第48図 固定資産の増加に対する自己資本の増加割合

売掛債権の影響が大きい業種

企業全般の傾向として、戦後売掛債権や買掛債務あるいは短期借入金の比重が増大し、経営が不安定な要素をましていることは前述した通りである。なかんづく卸売業では、売掛債権も買掛債務もともに使用総資本の半ば以上に達し、自己資本はわずか数%に過ぎないので、企業間の信用取引が資金繰りに与える影響は極めて大きい。いま折込附図によって卸売業の資金運用表の推移をみれば、26年から27年下期までは売掛債権の急増と、買掛債務の減少とから卸売業の運転資金繰りが窮迫し、短期借入金が激増した。しかし28年上期には買掛債務の増加によって短期借入金の増勢が鈍った。ところでいま大蔵省の「法人企業統計調査」によって資本金1,000万円以下の小規模の卸売業をみると、売掛債権や買掛債務の使用総資本に対する比重が大規模の卸売業者より一層大きい。加えて金融機関に対する受信力が弱いので、売掛債権が増加すれば買掛債務もますます増加する傾向に陥りがちである。

このように卸売業では使用総資本のうちで売掛債権や買掛債務の比重が大きいが、このなかには債権、債務のコゲ付きや、仲間取引の分が含まれており、経理内容に不健全な要素を残している。

他方一般機械工業の資金運用表は折込附図のごとく、固定資産の増加に比べて売掛債権や棚卸資産の増大がより顕著だった。また資産構成をみても流動資産の比重が大きい。一般機械工業は、27年下期以降売上高が増加し、短期借入金の増勢が頭打ちとなった。しかし売掛債権や棚卸資産の増大に対して、鉄鋼メーカーや下請業者に対する買掛債務の増加が目立ち、なお不安定な面がみられる。

企業における資金調達の特徴を挙げれば上述した通りであるが、以上例示した業種のなかでも企業によっては必ずしもその範疇に属さないものがある。また固定資産や売掛債権の増加がそれほど目立たなかった業種のなかに経営を健全化する努力を払った企業があった。例えば大紡績では資産の再評価が進捗し、27年の不況期以来借入金の返済を続ける一方、社内留保の比重が増加の方向を辿っている。さらに28年には内需の増大のほかに繊維の総合経営化や第二次加工部門に対する投資の効果も加わって、かなり経営が安定した。その他の業種でも製紙の大企業等において借入金の返済が進み、経営が健全化したものがみられる。
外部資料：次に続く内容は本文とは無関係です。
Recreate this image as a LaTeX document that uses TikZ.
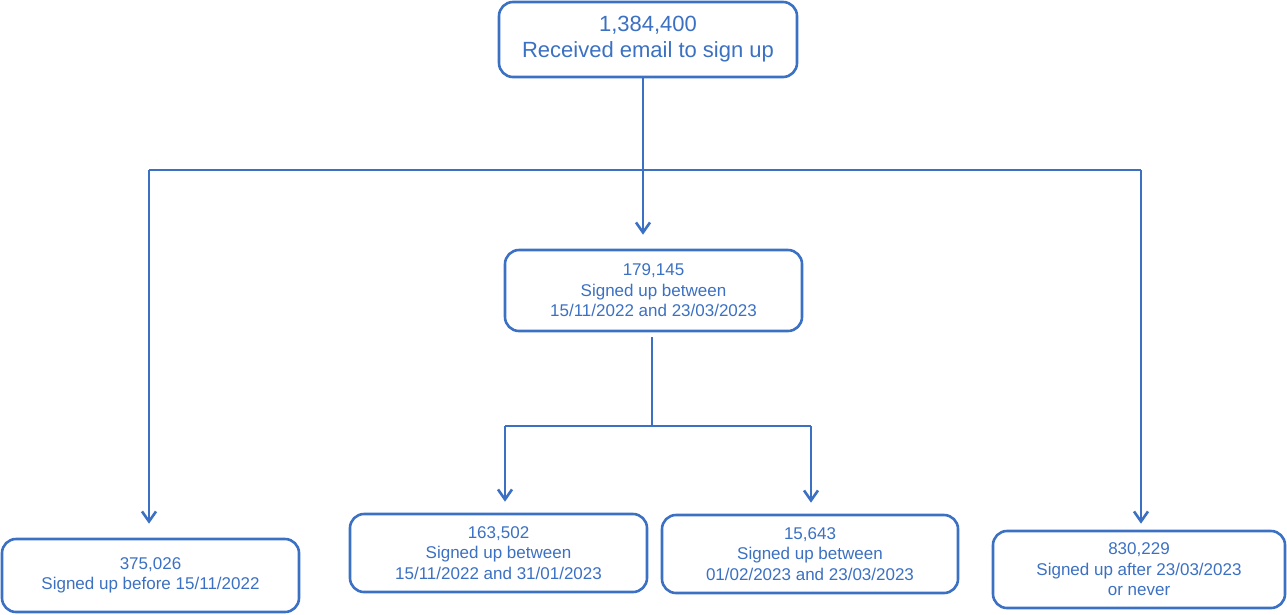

以上みてきたように、企業全般の傾向としては、拡大過程にあって合理化投資が行われたり、あるいは資産の再評価が進められたりして、企業が強くなった面があった。また業種別にみると利益が著増したために、固定資産を増加させても経営内容がそれほど悪化しなかったものや、投資を抑えて基盤の健全化をはかったものもあった。しかしながら、全般的には固定資産や売掛債権が増加した結果、借入金への依存度がましたり、企業相互間のからみ合いが複雑化したりする傾向にある。そしてこれら各企業の経営態度の相違から、収縮過程における企業の抵抗力が差異を生じている。